Beaucoup de maîtrise...
Je lis très régulièrement des BD, pour lesquelles je n'ai pas toujours l'envie ni le temps d'écrire un avis. Mais je crois que cette série mérite que l'on s'y attarde.
Pourtant, elle ne m'a pas happé instantanément. Elle n'est pas particulièrement innovante. La moralité de certains personnages choque, même si leur psychologie est très fouillée...
Au début de la série, j'ai même un peu peiné à entrer dans cette représentation stéréotypée des années 70, esquissée par
Uli Oesterle.
Pourtant, l'esthétisme du livre est attrayant. Les yeux familiers reconnaitront le trait expressif du papa d'Hector Umbra, quoique devenu plus discret, ombragé, géométrique, à l'image des graphismes d'
Alexandre Clérisse.
Les couleurs sont tout aussi réussies, établissant une codification selon les temporalités, les émotions, les points de vue... comme
Riad Sattouf le faisait déjà, pour distinguer les différents lieux de son récit dans l'AduF ou les personnages dans Jeune acteur.
De plus, le scénario se révèle être palpitant, avec un récit double, jonglant entre un père décadent et son fils devenu adulte. Il y a des thèmes forts : relations humaines, inégalités de genre, addiction à l'alcool, au sexe... D'une grande intensité.

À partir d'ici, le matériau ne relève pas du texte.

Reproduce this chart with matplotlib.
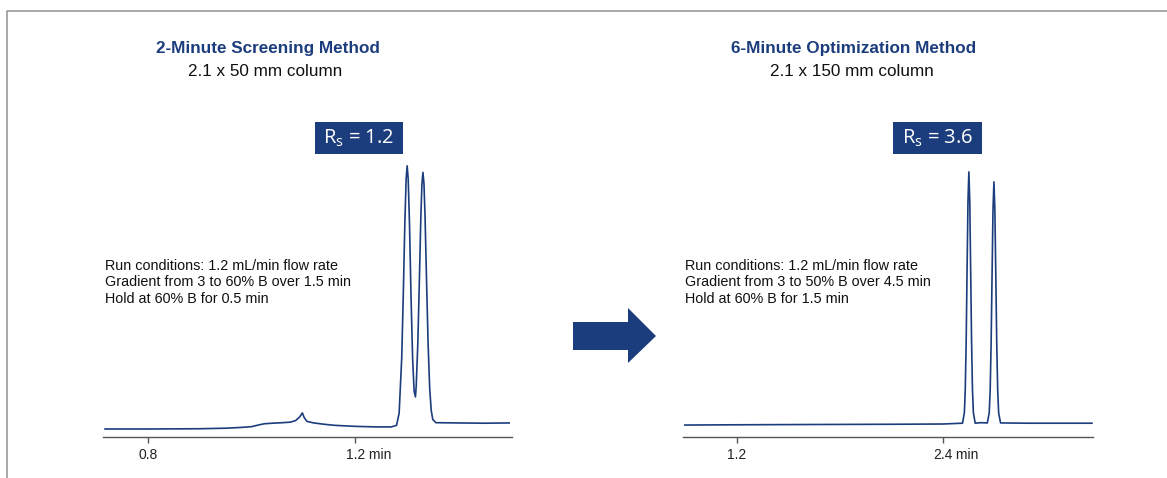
import matplotlib
matplotlib.use("Agg")
import matplotlib.pyplot as plt
from matplotlib.patches import Rectangle, Polygon
from matplotlib.lines import Line2D

plt.rcParams["font.family"] = ["Liberation Sans", "DejaVu Sans"]

NAVY = "#1c3d7d"
W, H = 1167, 478

# 2-minute screening trace (time in min, signal in arbitrary units)
t_screen = [0.717, 0.80, 0.90, 0.95, 0.98, 1.00, 1.015, 1.025, 1.04, 1.06, 1.075,
            1.085, 1.093, 1.098, 1.102, 1.107, 1.12, 1.14, 1.16, 1.20, 1.24, 1.265,
            1.270, 1.280, 1.285, 1.290, 1.293, 1.296, 1.2985, 1.3005, 1.3025, 1.305,
            1.308, 1.311, 1.314, 1.3165, 1.318, 1.321, 1.324, 1.327, 1.329, 1.331,
            1.333, 1.335, 1.338, 1.341, 1.344, 1.347, 1.350, 1.356, 1.40, 1.45, 1.4976]
s_screen = [0.0, 0.0, 0.1, 0.3, 0.6, 0.9, 1.6, 2.0, 2.2, 2.4, 2.6,
            3.2, 4.6, 6.1, 4.2, 2.9, 2.3, 1.8, 1.4, 1.0, 0.8, 0.8,
            0.8, 1.4, 6.0, 27.0, 51.0, 78.0, 95.0, 100.0, 95.0, 78.0,
            50.0, 27.0, 14.3, 12.2, 16.4, 32.0, 55.6, 81.0, 93.0, 97.5,
            93.0, 81.0, 56.0, 32.0, 15.5, 7.0, 3.6, 2.4, 2.3, 2.2, 2.3]

# 6-minute optimization trace
t_optim = [0.897, 1.2, 1.6, 2.11, 2.40, 2.514, 2.5248, 2.530, 2.5353, 2.5405, 2.5458,
           2.551, 2.5563, 2.5615, 2.5668, 2.572, 2.5773, 2.5878, 2.62, 2.6585, 2.6695,
           2.675, 2.6805, 2.686, 2.6915, 2.697, 2.7025, 2.708, 2.7135, 2.719, 2.7245,
           2.7355, 2.90, 3.10, 3.268]
s_optim = [1.5, 1.6, 1.7, 1.8, 1.9, 2.2, 6.2, 14.9, 33.1, 60.1, 86.4,
           97.7, 86.4, 60.1, 33.1, 14.9, 6.2, 2.2, 2.4, 2.3, 6.1,
           14.5, 31.9, 57.8, 83.1, 93.9, 83.1, 57.8, 31.9, 14.5, 6.1,
           2.3, 2.2, 2.2, 2.2]

panels = [
    dict(t=t_screen, s=s_screen, xlim=(0.713, 1.503), ticks=[0.8, 1.2],
         ticklabels=["0.8", "1.2"], left=103, right=512,
         title="2-Minute Screening Method", title_x=268,
         sub="2.1 x 50 mm column", sub_x=265,
         rs="R$_\\mathregular{s}$ = 1.2", box=(315, 403),
         cond=["Run conditions: 1.2 mL/min flow rate",
               "Gradient from 3 to 60% B over 1.5 min",
               "Hold at 60% B for 0.5 min"]),
    dict(t=t_optim, s=s_optim, xlim=(0.886, 3.274), ticks=[1.2, 2.4],
         ticklabels=["1.2", "2.4"], left=683, right=1093,
         title="6-Minute Optimization Method", title_x=854,
         sub="2.1 x 150 mm column", sub_x=852,
         rs="R$_\\mathregular{s}$ = 3.6", box=(893, 982),
         cond=["Run conditions: 1.2 mL/min flow rate",
               "Gradient from 3 to 50% B over 4.5 min",
               "Hold at 60% B for 1.5 min"]),
]

fig = plt.figure(figsize=(W / 100, H / 100), dpi=100)

ax_top, ax_bottom = 150, 437
for p in panels:
    ax = fig.add_axes([p["left"] / W, 1 - ax_bottom / H,
                       (p["right"] - p["left"]) / W, (ax_bottom - ax_top) / H])
    ax.plot(p["t"], p["s"], color=NAVY, lw=1.2, solid_joinstyle="round")
    ax.set_xlim(*p["xlim"])
    ax.set_ylim(-3.04, 106)
    for side in ["left", "right", "top"]:
        ax.spines[side].set_visible(False)
    ax.spines["bottom"].set_color("#555555")
    ax.spines["bottom"].set_linewidth(1.0)
    ax.set_yticks([])
    ax.set_xticks(p["ticks"])
    ax.set_xticklabels(p["ticklabels"], fontsize=10, color="#222222")
    ax.tick_params(axis="x", direction="out", length=4, width=1.0,
                   color="#555555", pad=4)
    ax.annotate(" min", xy=(p["ticks"][1], 0), xycoords=("data", "axes fraction"),
                xytext=(6.8, -8), textcoords="offset points",
                ha="left", va="top", fontsize=10, color="#222222")
    ax.set_facecolor("none")

    fig.text(p["title_x"] / W, 1 - 48 / H, p["title"], ha="center", va="center",
             fontsize=12.3, fontweight="bold", color=NAVY)
    fig.text(p["sub_x"] / W, 1 - 71 / H, p["sub"], ha="center", va="center",
             fontsize=12.3, color="#111111")

    bx0, bx1 = p["box"]
    fig.patches.append(Rectangle((bx0 / W, 1 - 154 / H), (bx1 - bx0) / W, 32 / H,
                                 transform=fig.transFigure, facecolor=NAVY,
                                 edgecolor="none"))
    fig.text((bx0 + bx1) / 2 / W, 1 - 138 / H, p["rs"], ha="center", va="center",
             fontsize=14.5, color="white", family=["Open Sans", "DejaVu Sans"])

    for i, line in enumerate(p["cond"]):
        fig.text((p["left"] + 2) / W, 1 - (270 + 16.5 * i) / H, line,
                 ha="left", va="baseline", fontsize=10.4, color="#111111")

# arrow between the panels
arrow = [(573, 322), (628, 322), (628, 308), (656, 336), (628, 363), (628, 350), (573, 350)]
fig.patches.append(Polygon([(x / W, 1 - y / H) for x, y in arrow], closed=True,
                           transform=fig.transFigure, facecolor=NAVY, edgecolor="none"))

# thin gray frame (top and left)
fig.lines.append(Line2D([7 / W, 7 / W, 1.0], [0.0, 1 - 11 / H, 1 - 11 / H],
                        transform=fig.transFigure, color="#999999", lw=1.2))

fig.savefig("out.png", dpi=100)
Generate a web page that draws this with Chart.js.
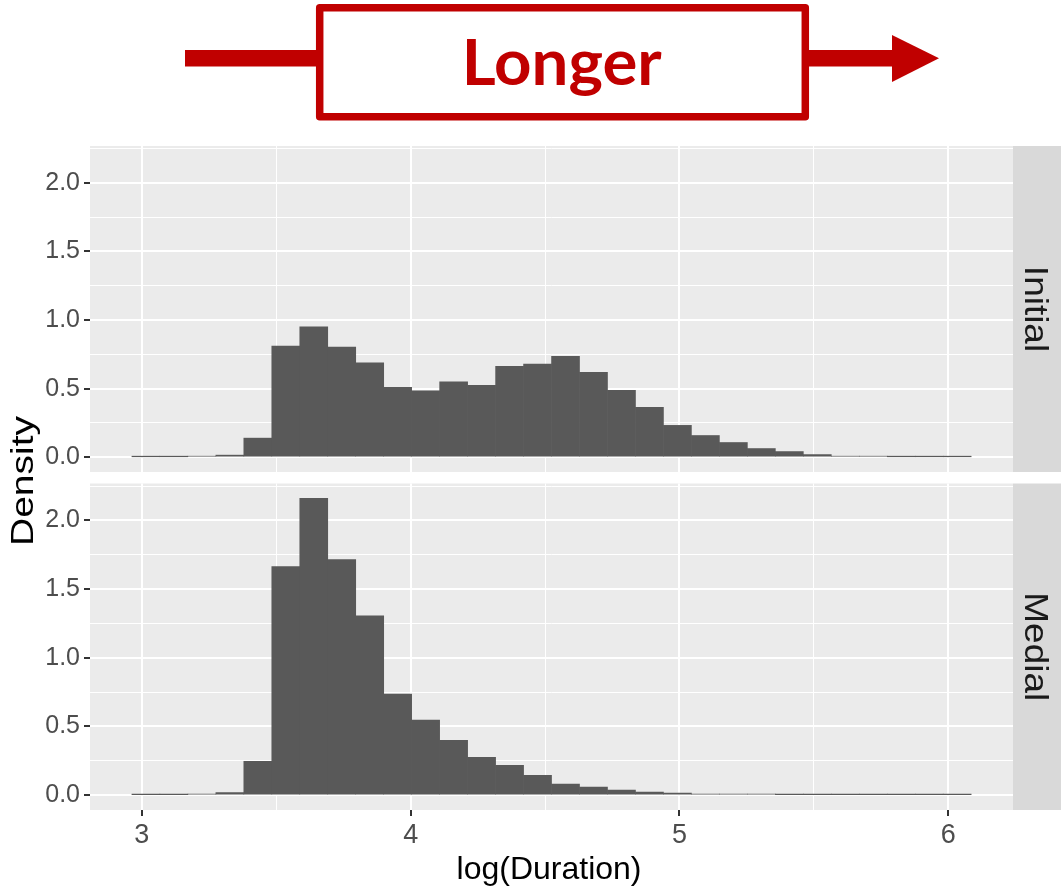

L'histoire est traitée avec élégance,
Uli Oesterle ayant assimilé tous les codes de la BD, moderne ou ancienne.
On y retrouve la profonde noirceur d'un
Larcenet, avec ses clochards et autres pousseurs de caddies...
Comme savait le faire Charlier auparavant, le rythme est frénétique, haletant... à la différence qu'il y a aussi une part de réel, très "nouvelle vague", et un investissement particulier de l'auteur pour son oeuvre...
Surtout, le tome 2 surpasse le 1... Je n'aurai pas vu le temps passer en lisant les deux albums, tellement je fus absorbé. Hâte de voir la suite...
Ainsi le lait paternel, titre qui pourrait faire ricaner, est en réalité « une biographie fictive de Peter Oesterle », père d'Uli. Tel que l'indique la postface du tome 1, elle s'appuie sur des « anecdotes librement inventées – mais dont chaque mot est empreint de vérité ».
...Pour raconter la vie débridée et délictueuse, pour ne pas dire criminelle, d'un père absent.